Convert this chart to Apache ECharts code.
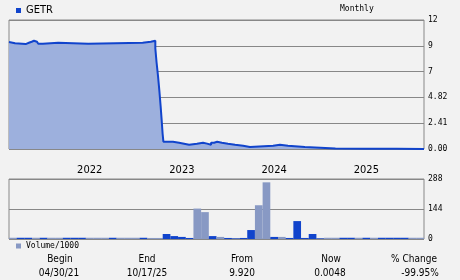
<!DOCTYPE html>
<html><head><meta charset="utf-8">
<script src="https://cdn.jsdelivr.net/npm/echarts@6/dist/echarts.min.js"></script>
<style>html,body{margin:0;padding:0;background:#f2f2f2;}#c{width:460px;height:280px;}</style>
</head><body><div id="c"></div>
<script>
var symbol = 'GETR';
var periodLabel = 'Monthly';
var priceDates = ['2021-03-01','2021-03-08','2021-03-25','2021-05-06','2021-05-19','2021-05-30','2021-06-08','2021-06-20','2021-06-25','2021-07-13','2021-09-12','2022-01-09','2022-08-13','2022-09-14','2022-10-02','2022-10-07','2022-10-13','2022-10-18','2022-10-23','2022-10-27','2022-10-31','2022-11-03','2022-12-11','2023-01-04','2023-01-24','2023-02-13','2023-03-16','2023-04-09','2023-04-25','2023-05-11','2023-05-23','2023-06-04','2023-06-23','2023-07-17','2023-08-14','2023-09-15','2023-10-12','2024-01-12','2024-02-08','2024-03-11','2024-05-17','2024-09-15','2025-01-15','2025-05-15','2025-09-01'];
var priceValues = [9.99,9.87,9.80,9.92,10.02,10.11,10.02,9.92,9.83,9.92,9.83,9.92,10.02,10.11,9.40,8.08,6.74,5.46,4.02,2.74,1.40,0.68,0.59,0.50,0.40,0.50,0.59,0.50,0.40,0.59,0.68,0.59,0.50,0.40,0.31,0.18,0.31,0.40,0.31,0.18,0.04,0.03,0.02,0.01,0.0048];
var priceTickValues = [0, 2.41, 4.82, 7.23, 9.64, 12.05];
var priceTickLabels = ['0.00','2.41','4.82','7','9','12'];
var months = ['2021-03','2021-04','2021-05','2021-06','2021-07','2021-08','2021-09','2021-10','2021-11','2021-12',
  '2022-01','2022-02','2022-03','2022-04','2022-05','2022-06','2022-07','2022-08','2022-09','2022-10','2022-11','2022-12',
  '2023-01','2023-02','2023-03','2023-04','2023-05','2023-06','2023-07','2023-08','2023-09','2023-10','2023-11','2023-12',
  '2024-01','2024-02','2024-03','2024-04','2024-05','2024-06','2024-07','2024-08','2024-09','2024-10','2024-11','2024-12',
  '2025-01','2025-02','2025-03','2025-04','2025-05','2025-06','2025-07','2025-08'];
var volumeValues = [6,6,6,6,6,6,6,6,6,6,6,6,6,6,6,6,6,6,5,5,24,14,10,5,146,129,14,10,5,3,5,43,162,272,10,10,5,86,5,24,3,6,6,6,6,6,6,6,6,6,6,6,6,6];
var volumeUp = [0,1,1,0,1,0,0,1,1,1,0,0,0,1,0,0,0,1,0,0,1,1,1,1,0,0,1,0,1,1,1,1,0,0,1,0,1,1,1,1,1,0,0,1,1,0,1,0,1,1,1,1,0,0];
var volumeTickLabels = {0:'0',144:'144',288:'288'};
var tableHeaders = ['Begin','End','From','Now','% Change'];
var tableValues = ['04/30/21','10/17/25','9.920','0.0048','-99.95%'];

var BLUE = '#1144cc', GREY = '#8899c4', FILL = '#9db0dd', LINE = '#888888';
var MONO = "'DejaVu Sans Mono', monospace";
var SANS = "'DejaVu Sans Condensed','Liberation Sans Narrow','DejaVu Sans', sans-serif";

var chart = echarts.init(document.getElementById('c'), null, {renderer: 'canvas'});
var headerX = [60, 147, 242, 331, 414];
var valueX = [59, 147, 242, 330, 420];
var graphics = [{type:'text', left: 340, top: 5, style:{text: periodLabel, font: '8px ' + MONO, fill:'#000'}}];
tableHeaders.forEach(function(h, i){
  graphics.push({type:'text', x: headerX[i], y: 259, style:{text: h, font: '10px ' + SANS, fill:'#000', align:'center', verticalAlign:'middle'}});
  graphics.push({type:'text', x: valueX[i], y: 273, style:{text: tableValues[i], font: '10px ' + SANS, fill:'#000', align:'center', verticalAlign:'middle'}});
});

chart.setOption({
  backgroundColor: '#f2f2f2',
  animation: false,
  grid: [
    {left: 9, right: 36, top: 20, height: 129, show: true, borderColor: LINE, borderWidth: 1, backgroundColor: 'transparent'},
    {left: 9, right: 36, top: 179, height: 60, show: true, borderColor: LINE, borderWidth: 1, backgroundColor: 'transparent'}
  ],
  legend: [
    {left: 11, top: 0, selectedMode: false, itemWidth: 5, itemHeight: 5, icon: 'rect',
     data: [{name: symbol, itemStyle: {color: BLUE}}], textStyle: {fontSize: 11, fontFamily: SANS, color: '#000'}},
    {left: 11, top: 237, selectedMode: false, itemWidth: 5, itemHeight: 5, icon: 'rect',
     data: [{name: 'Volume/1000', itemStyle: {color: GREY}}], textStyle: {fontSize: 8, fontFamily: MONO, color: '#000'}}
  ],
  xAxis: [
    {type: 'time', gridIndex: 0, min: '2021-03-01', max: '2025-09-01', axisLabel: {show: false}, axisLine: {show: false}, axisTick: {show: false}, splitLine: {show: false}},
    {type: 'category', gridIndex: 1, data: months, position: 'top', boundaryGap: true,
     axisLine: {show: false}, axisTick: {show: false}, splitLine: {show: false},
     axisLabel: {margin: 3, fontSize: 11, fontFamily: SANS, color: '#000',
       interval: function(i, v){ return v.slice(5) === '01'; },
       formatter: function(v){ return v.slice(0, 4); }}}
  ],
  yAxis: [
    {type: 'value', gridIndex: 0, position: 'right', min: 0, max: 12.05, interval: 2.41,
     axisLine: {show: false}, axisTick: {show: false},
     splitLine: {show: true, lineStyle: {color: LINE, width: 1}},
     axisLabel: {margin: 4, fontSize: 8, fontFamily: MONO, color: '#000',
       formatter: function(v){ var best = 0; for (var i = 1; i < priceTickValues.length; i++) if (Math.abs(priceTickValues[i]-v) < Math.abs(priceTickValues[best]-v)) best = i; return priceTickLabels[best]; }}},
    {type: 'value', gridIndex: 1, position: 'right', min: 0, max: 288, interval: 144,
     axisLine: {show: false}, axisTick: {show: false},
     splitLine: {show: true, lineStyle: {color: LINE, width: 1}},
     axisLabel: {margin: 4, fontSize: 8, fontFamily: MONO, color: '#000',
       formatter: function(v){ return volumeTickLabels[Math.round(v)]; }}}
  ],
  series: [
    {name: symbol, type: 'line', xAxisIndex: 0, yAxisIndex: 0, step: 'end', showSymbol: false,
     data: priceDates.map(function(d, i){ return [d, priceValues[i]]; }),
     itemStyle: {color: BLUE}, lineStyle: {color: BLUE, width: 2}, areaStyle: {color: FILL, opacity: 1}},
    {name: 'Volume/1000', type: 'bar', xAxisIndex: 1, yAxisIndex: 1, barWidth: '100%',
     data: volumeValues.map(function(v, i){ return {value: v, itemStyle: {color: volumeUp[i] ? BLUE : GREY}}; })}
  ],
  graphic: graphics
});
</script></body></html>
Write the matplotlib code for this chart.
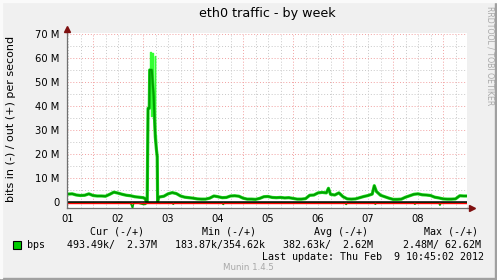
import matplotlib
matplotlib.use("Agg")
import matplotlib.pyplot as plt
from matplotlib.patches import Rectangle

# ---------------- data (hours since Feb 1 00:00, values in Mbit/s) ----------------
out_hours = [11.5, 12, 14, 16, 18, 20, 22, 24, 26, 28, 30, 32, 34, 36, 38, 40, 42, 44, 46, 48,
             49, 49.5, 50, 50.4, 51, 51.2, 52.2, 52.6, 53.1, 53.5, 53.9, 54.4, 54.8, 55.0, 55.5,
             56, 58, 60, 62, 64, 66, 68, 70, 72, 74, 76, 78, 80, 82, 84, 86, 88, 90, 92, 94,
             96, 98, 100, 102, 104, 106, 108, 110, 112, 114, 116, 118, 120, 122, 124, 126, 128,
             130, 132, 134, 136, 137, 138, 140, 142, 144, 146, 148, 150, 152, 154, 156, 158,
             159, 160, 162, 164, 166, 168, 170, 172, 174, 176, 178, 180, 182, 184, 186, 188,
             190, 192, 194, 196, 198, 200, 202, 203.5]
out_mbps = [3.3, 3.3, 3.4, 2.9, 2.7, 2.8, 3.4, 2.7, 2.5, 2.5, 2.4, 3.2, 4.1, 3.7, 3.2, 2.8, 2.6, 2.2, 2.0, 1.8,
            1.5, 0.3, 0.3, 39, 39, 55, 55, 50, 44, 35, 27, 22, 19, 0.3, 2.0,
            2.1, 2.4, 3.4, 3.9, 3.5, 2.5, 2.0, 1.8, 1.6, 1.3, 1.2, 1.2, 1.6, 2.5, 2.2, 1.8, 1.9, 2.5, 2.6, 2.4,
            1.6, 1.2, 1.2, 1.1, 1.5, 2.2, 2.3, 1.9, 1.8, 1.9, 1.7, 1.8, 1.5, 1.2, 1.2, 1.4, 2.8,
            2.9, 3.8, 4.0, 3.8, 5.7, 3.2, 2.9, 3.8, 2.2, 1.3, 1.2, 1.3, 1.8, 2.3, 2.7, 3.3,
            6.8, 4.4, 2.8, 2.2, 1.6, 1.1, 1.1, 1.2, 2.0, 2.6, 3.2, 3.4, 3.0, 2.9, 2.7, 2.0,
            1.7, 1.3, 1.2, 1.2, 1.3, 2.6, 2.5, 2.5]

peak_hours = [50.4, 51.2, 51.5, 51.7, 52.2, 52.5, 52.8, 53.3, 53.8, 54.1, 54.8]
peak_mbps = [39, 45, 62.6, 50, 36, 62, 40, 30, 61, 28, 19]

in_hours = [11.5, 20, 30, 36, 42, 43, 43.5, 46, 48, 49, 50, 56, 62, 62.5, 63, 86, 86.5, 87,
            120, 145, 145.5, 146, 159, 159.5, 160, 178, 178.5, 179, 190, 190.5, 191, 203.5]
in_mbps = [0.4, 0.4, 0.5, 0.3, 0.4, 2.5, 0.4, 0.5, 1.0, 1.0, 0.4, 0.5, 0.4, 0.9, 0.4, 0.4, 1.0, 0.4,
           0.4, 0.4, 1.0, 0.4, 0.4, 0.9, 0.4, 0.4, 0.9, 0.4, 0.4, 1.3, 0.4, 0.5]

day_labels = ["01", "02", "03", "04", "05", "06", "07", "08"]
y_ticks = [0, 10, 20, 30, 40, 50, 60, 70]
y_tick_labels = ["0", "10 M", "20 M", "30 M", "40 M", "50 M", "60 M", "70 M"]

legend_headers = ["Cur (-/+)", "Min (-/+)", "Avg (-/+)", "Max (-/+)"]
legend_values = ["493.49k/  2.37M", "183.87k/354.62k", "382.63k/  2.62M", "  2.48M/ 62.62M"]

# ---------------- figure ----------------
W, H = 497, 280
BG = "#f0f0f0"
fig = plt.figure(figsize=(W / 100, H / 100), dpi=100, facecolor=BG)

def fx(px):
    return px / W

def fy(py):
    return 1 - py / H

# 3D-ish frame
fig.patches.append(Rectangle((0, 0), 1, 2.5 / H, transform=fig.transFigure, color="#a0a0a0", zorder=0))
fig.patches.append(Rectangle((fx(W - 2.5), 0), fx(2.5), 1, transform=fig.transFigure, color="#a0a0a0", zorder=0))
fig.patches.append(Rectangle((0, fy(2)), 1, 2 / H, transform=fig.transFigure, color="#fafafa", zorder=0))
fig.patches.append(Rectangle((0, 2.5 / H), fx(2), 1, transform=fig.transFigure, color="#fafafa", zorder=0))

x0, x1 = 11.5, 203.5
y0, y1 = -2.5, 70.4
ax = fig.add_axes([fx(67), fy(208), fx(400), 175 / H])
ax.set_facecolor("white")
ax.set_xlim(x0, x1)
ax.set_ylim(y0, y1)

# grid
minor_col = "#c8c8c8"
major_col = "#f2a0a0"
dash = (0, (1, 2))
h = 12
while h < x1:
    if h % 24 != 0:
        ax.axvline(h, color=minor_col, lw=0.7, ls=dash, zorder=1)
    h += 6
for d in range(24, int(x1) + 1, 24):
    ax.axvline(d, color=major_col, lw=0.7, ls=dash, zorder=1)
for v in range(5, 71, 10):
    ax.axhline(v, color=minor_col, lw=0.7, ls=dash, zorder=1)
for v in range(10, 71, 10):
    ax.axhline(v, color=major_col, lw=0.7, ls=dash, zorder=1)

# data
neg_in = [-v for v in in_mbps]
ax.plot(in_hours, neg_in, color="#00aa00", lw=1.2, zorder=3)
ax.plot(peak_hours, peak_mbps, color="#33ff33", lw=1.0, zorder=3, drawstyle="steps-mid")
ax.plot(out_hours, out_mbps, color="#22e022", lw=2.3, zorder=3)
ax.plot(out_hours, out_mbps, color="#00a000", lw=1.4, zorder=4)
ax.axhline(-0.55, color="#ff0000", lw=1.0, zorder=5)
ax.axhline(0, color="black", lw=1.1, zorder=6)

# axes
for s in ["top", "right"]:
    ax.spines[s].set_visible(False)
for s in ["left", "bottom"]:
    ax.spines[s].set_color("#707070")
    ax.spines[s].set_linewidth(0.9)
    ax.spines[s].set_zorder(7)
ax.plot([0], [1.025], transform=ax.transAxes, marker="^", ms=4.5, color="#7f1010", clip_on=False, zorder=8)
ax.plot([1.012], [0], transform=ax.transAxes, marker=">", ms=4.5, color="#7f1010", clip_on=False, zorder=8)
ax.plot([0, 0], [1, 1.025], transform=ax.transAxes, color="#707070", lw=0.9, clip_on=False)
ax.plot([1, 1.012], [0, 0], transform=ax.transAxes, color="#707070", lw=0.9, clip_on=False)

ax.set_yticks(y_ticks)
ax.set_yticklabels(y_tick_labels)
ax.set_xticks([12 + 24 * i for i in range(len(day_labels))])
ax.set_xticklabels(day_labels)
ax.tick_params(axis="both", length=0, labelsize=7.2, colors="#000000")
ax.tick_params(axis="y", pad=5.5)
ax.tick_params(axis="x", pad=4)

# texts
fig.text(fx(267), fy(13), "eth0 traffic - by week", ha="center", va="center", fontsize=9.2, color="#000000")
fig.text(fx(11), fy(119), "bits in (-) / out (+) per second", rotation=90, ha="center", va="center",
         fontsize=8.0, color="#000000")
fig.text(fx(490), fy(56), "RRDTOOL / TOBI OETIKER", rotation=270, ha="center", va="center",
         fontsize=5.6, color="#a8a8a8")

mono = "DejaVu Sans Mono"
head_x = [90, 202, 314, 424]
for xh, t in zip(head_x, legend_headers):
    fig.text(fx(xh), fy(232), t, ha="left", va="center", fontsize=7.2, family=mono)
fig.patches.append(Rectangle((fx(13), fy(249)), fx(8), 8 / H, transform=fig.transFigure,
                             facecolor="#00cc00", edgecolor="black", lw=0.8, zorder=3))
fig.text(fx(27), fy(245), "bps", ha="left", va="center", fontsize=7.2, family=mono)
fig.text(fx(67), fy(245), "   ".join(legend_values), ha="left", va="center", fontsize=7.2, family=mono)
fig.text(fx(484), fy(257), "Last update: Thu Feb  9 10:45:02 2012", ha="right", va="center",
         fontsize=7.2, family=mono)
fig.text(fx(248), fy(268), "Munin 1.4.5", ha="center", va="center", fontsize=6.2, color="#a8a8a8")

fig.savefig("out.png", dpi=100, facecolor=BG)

[Task to carry out] Write out again exactly the lines above from the one with "Write the matplotlib code for this chart." through the one with "from matplotlib.patches import Rectangle", adding no other lines and no pictures.

[Result for this task]
Write the matplotlib code for this chart.
import matplotlib
matplotlib.use("Agg")
import matplotlib.pyplot as plt
from matplotlib.patches import Rectangle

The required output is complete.